Could Mexico be the safest option for Texas women?
It would hardly be the first time that the U.S.-Mexico border provides cover for abortion seekers, as Lina-Maria Murillo writes in The Washington Post.
Murillo, an author and assistant professor at the University of Iowa, points out how American women started traveling to Mexico to end their pregnancies following a crackdown on “abortion mills” following World War II.
The border region, she writes, provided cover for all sorts of “illicit activities as gambling, prostitution and alcohol consumption during Prohibition.”
That also included abortion.
“By the 1940s, abortion providers began appearing along Mexico’s northern border in cities such as Ciudad Juárez and Tijuana, largely to serve U.S. residents in search of abortion care,” Murillo writes. “They weren’t legal, but police, judges and attorneys in Mexico took kickbacks and turned a blind eye to the emerging business.”

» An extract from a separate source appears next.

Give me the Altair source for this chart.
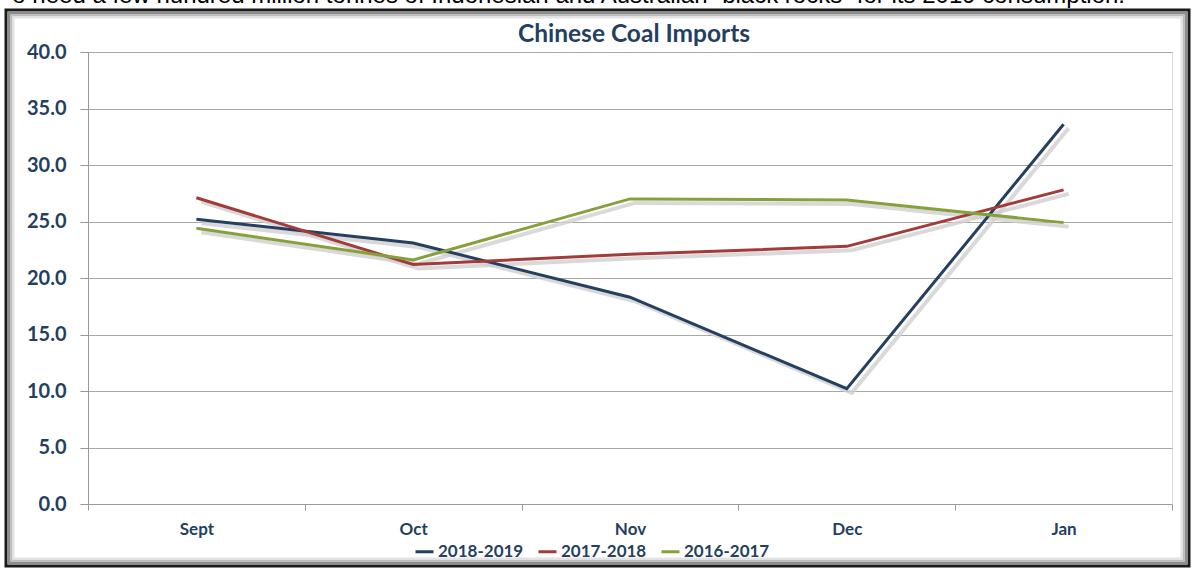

Things are different now – at least in Coahuila where abortion is or will be soon legal and which could become a mecca for Texas women.
Paula Avila-Guillen, the executive director of Women’s Equality Center, said in a statement reported by Newsweek that Mexico’s Supreme Court ruling “begs the question: could the safest way for Texas women to have access to a safe, legal abortion soon be to make their way to Mexico?”
It sure looks to be the case, and that’s the irony of it all.
How ironic that the pro-life folks – often the same ones raging against border-crossers seeking a better and safer life in America – could now be forcing Texas women to flock to Mexico to end their pregnancy.